**Collected material**
[START]

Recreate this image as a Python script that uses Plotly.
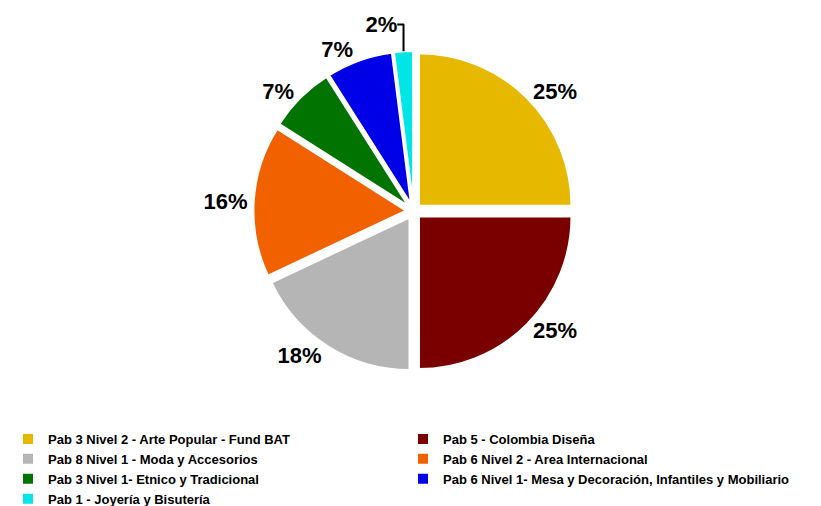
import plotly.graph_objects as go

labels = [
    "Pab 3 Nivel 2 - Arte Popular - Fund BAT",
    "Pab 5 - Colombia Diseña",
    "Pab 8 Nivel 1 - Moda y Accesorios",
    "Pab 6 Nivel 2 - Area Internacional",
    "Pab 3 Nivel 1- Etnico y Tradicional",
    "Pab 6 Nivel 1- Mesa y Decoración, Infantiles y Mobiliario",
    "Pab 1 - Joyería y Bisutería",
]
values = [25, 25, 18, 16, 7, 7, 2]
colors = ["#E6B800", "#7A0000", "#B5B5B5", "#F26100", "#007300", "#0000E6", "#00E6E6"]

fig = go.Figure()

fig.add_trace(go.Pie(
    labels=labels,
    values=values,
    sort=False,
    direction="clockwise",
    rotation=0,
    pull=[0.05] * len(values),
    marker=dict(colors=colors, line=dict(color="white", width=2)),
    texttemplate="%{percent:.0%}",
    textposition="outside",
    textfont=dict(family="Liberation Sans, Arial", size=22, color="black", weight="bold"),
    domain=dict(x=[0.194, 0.794], y=[0.282, 0.915]),
    showlegend=True,
))

fig.update_layout(
    width=821,
    height=506,
    margin=dict(l=0, r=0, t=0, b=0, autoexpand=False),
    paper_bgcolor="white",
    plot_bgcolor="white",
    font=dict(family="Liberation Sans, Arial", size=13, color="black", weight="bold"),
    legend=dict(
        orientation="h",
        x=0.0, y=0.0,
        xanchor="left", yanchor="bottom",
        entrywidth=350, entrywidthmode="pixels",
        itemwidth=30,
        tracegroupgap=0,
        font=dict(size=13, weight="bold"),
    ),
)

fig.write_html("out.html")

[END]

**Set exercise**
Write down every line from the opening of the listing to the line with "import plotly.graph_objects as go", both included, and nothing else; the pictures are omitted.

**Reply**
Recreate this image as a Python script that uses Plotly.
import plotly.graph_objects as go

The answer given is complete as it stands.